Silence de l’accusé, le regard fixe vers son interlocuteur. « C’est dur de le dire… » regrette l’avocat.
« Vous parlez de mouvement réflexe, reprend l’avocat général. Donc de quelque chose auquel vous n’avez pas réfléchi, qui est parti tout seul comme vous dites. Mais ce coup n’est en fait pas parti tout seul.
— Je vous l’ai dit, quand je suis arrivé, j’ai pris un coup, et j’ai porté un coup à la personne qui était en face de moi.
— Vous donnez un coup sur la première personne qui se trouve en face de vous ?
— Non, pas la première.
— Bah si, c’est un peu ce que vous dites. »
Le magistrat s’agace de ces nouvelles versions à l’audience. « J’ai vraiment l’impression que vous manoeuvrez pour trouver quelque chose qui collera à peu près.

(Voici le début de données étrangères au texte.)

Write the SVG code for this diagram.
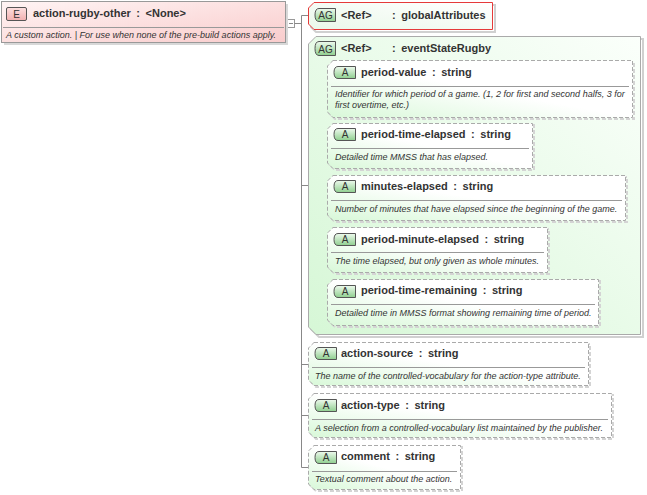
<svg xmlns="http://www.w3.org/2000/svg" width="647" height="495" viewBox="0 0 647 495">
<defs>
<linearGradient id="gElem" x1="0" y1="0" x2="1" y2="1">
<stop offset="0" stop-color="#fff4f4"/><stop offset="1" stop-color="#f9cccc"/>
</linearGradient>
<linearGradient id="gAttr" x1="1" y1="0" x2="0" y2="1">
<stop offset="0" stop-color="#ffffff"/><stop offset="0.5" stop-color="#ffffff"/><stop offset="1" stop-color="#d8f8d8"/>
</linearGradient>
<linearGradient id="gGroup" x1="1" y1="0" x2="0" y2="1">
<stop offset="0" stop-color="#fbfffb"/><stop offset="1" stop-color="#d6f7d6"/>
</linearGradient>
<linearGradient id="gRef" x1="1" y1="0" x2="0" y2="1">
<stop offset="0" stop-color="#ffffff"/><stop offset="1" stop-color="#eaf8ea"/>
</linearGradient>
<linearGradient id="gBadge" x1="0" y1="0" x2="0" y2="1">
<stop offset="0" stop-color="#eefaee"/><stop offset="1" stop-color="#8fcf8f"/>
</linearGradient>
<linearGradient id="gEBadge" x1="0" y1="0" x2="0" y2="1">
<stop offset="0" stop-color="#fde0e0"/><stop offset="1" stop-color="#f2b0b0"/>
</linearGradient>
</defs>
<style>
.title{font-family:"Liberation Sans",Arial,sans-serif;font-size:11px;font-weight:bold;fill:#333;word-spacing:2.5px}
.desc{font-family:"Liberation Sans",Arial,sans-serif;font-size:9px;font-style:italic;fill:#333}
.edesc{font-family:"Liberation Sans",Arial,sans-serif;font-size:9px;font-style:italic;fill:#333}
.badgeT{font-family:"Liberation Sans",Arial,sans-serif;font-size:10px;fill:#333;text-anchor:middle}
.attr{fill:url(#gAttr);stroke:#aaaaaa;stroke-dasharray:4,2}
.shadow{fill:none;stroke:#d0d0d0;stroke-width:2}
.dshadow{fill:none;stroke:#d4d4d4;stroke-width:2;stroke-dasharray:4,2}
.sep{stroke:#999;stroke-width:1}
.badge{fill:url(#gBadge);stroke:#555;stroke-width:1}
.conn{stroke:#888;stroke-width:1;fill:none}
</style>

<g id="connectors">
<rect x="287.5" y="19.5" width="7" height="8" fill="#fff" stroke="#999"/>
<line x1="289" y1="23.5" x2="293" y2="23.5" stroke="#888"/>
<path class="conn" d="M294.5,23.5 H301.5 M301.5,15.5 V467.5 M301.5,15.5 H308 M301.5,185.5 H320.5 M301.5,364.5 H308 M301.5,415.5 H308 M301.5,467.5 H308"/>
<path class="conn" d="M320.5,89.5 V302.5 M320.5,89.5 H327 M320.5,145.5 H327 M320.5,197.5 H327 M320.5,249.5 H327 M320.5,302.5 H327"/>
</g>

<g id="element">
<rect x="4" y="4" width="284" height="41" fill="#d8d8d8"/>
<rect x="1.5" y="1.5" width="284" height="41" fill="url(#gElem)" stroke="#999"/>
<rect x="6.5" y="7.5" width="20" height="13" rx="1.5" fill="url(#gEBadge)" stroke="#555"/>
<text class="badgeT" x="16.5" y="18">E</text>
<text class="title" x="33" y="17">action-rugby-other : &lt;None&gt;</text>
<line class="sep" x1="3" y1="27.5" x2="284" y2="27.5"/>
<text class="edesc" x="6" y="38">A custom action. | For use when none of the pre-build actions apply.</text>
</g>

<g id="globalAttributes">
<path class="shadow" d="M316,5 H495 V32 H316 L311,27 V10 Z"/>
<path d="M314,2.5 H492.5 V29.5 H314 L308.5,24 V8 Z" fill="url(#gRef)" stroke="#e53a3a"/>
<path class="badge" d="M319,8.5 H335.5 V21.5 H319 Q315,21.5 315,15 Q315,8.5 319,8.5 Z"/>
<text class="badgeT" x="325.5" y="19">AG</text>
<text class="title" x="341" y="19">&lt;Ref&gt;</text>
<text class="title" x="392" y="19">: globalAttributes</text>
</g>

<g id="eventStateRugby">
<path class="shadow" d="M319,39 H643 V337 H319 L311,329 V47 Z"/>
<path d="M316,36.5 H640.5 V334.5 H316 L308.5,327 V44 Z" fill="url(#gGroup)" stroke="#aaaaaa"/>
<path class="badge" d="M319,41.5 H335.5 V55.5 H319 Q315,55.5 315,48.5 Q315,41.5 319,41.5 Z"/>
<text class="badgeT" x="325.5" y="52.5">AG</text>
<text class="title" x="341" y="52">&lt;Ref&gt;</text>
<text class="title" x="392" y="52">: eventStateRugby</text>
</g>

<g id="period-value">
<path class="dshadow" d="M335,62 H634 V119 H335 L329,113 V68 Z"/>
<path class="attr" d="M333,60.5 H632.5 V117.5 H333 L327.5,112 V66 Z"/>
<path class="badge" d="M338,66.5 H355.5 V78.5 H338 Q334,78.5 334,72.5 Q334,66.5 338,66.5 Z"/>
<text class="badgeT" x="345" y="76">A</text>
<text class="title" x="361" y="76">period-value : string</text>
<line class="sep" x1="331" y1="86.5" x2="629" y2="86.5"/>
<text class="desc" x="335" y="97">Identifier for which period of a game. (1, 2 for first and second halfs, 3 for</text>
<text class="desc" x="335" y="108">first overtime, etc.)</text>
</g>

<g id="period-time-elapsed">
<path class="dshadow" d="M335,125 H534 V170 H335 L329,164 V131 Z"/>
<path class="attr" d="M333,123.5 H532.5 V168.5 H333 L327.5,163 V129 Z"/>
<path class="badge" d="M338,128.5 H355.5 V140.5 H338 Q334,140.5 334,134.5 Q334,128.5 338,128.5 Z"/>
<text class="badgeT" x="345" y="138">A</text>
<text class="title" x="361" y="138">period-time-elapsed : string</text>
<line class="sep" x1="331" y1="148.5" x2="529" y2="148.5"/>
<text class="desc" x="335" y="160">Detailed time MMSS that has elapsed.</text>
</g>

<g id="minutes-elapsed">
<path class="dshadow" d="M335,177 H627 V222 H335 L329,216 V183 Z"/>
<path class="attr" d="M333,175.5 H625.5 V220.5 H333 L327.5,215 V181 Z"/>
<path class="badge" d="M338,180.5 H355.5 V192.5 H338 Q334,192.5 334,186.5 Q334,180.5 338,180.5 Z"/>
<text class="badgeT" x="345" y="190">A</text>
<text class="title" x="361" y="190">minutes-elapsed : string</text>
<line class="sep" x1="331" y1="200.5" x2="622" y2="200.5"/>
<text class="desc" x="335" y="212">Number of minutes that have elapsed since the beginning of the game.</text>
</g>

<g id="period-minute-elapsed">
<path class="dshadow" d="M335,229 H549 V274 H335 L329,268 V235 Z"/>
<path class="attr" d="M333,227.5 H547.5 V272.5 H333 L327.5,267 V233 Z"/>
<path class="badge" d="M338,233.5 H355.5 V245.5 H338 Q334,245.5 334,239.5 Q334,233.5 338,233.5 Z"/>
<text class="badgeT" x="345" y="243">A</text>
<text class="title" x="361" y="243">period-minute-elapsed : string</text>
<line class="sep" x1="331" y1="252.5" x2="544" y2="252.5"/>
<text class="desc" x="335" y="264">The time elapsed, but only given as whole minutes.</text>
</g>

<g id="period-time-remaining">
<path class="dshadow" d="M335,281 H600 V327 H335 L329,321 V287 Z"/>
<path class="attr" d="M333,279.5 H598.5 V325.5 H333 L327.5,320 V285 Z"/>
<path class="badge" d="M338,285.5 H355.5 V297.5 H338 Q334,297.5 334,291.5 Q334,285.5 338,285.5 Z"/>
<text class="badgeT" x="345" y="295">A</text>
<text class="title" x="361" y="294">period-time-remaining : string</text>
<line class="sep" x1="331" y1="304.5" x2="595" y2="304.5"/>
<text class="desc" x="335" y="316">Detailed time in MMSS format showing remaining time of period.</text>
</g>

<g id="action-source">
<path class="dshadow" d="M316,344 H590 V387 H316 L310,381 V350 Z"/>
<path class="attr" d="M314,342.5 H588.5 V385.5 H314 L308.5,380 V348 Z"/>
<path class="badge" d="M319,347.5 H336.5 V359.5 H319 Q315,359.5 315,353.5 Q315,347.5 319,347.5 Z"/>
<text class="badgeT" x="326" y="357">A</text>
<text class="title" x="341" y="357">action-source : string</text>
<line class="sep" x1="312" y1="367.5" x2="585" y2="367.5"/>
<text class="desc" x="315" y="379">The name of the controlled-vocabulary for the action-type attribute.</text>
</g>

<g id="action-type">
<path class="dshadow" d="M316,395 H613 V439 H316 L310,433 V401 Z"/>
<path class="attr" d="M314,393.5 H611.5 V437.5 H314 L308.5,432 V399 Z"/>
<path class="badge" d="M319,399.5 H336.5 V411.5 H319 Q315,411.5 315,405.5 Q315,399.5 319,399.5 Z"/>
<text class="badgeT" x="326" y="409">A</text>
<text class="title" x="341" y="409">action-type : string</text>
<line class="sep" x1="312" y1="419.5" x2="608" y2="419.5"/>
<text class="desc" x="315" y="431">A selection from a controlled-vocabulary list maintained by the publisher.</text>
</g>

<g id="comment">
<path class="dshadow" d="M316,447 H462 V491 H316 L310,485 V453 Z"/>
<path class="attr" d="M314,445.5 H460.5 V489.5 H314 L308.5,484 V451 Z"/>
<path class="badge" d="M319,451.5 H336.5 V463.5 H319 Q315,463.5 315,457.5 Q315,451.5 319,451.5 Z"/>
<text class="badgeT" x="326" y="461">A</text>
<text class="title" x="341" y="460">comment : string</text>
<line class="sep" x1="312" y1="471.5" x2="457" y2="471.5"/>
<text class="desc" x="315" y="482">Textual comment about the action.</text>
</g>
</svg>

— Non, je cherche aussi la vérité. »
« Il y a une question qui ne vous a jamais été posée de l’autre côté de la barre, lance Me Metaxas à son client : aviez-vous l’intention de tuer Hugo Chouvet ?
— Non, je n’ai jamais eu l’intention de le tuer.
— Vous concevez que ce geste, même réflexe, peut être constitutif de violences avec arme ?
— Oui, on me l’avait dit.
— Pourquoi il y a eu des changements de qualification dans les heures qui ont suivi les faits ?
— La qualification a évolué en tentative d’homicide parce que le pronostic vital d’Hugo était engagé.
— Et pourquoi la qualification choisie ensuite a été celle de meurtre ?
— Parce qu’Hugo est décédé.
— Est-ce que vous aviez fait des déclarations changeantes au cours de ces auditions ?
— Non. »
Mardi 15 octobre, l’avocat général, Vincent Le Pannerer, a requis 13 ans de réclusion criminelle pour meurtre. Hedy Amiour a été condamné au début d’une nouvelle soirée d’automne, un peu plus de trois ans après la mort d’Hugo Chouvet, à 15 ans de réclusion. Dès la fin de l’audience, son avocat a annoncé vouloir faire appel.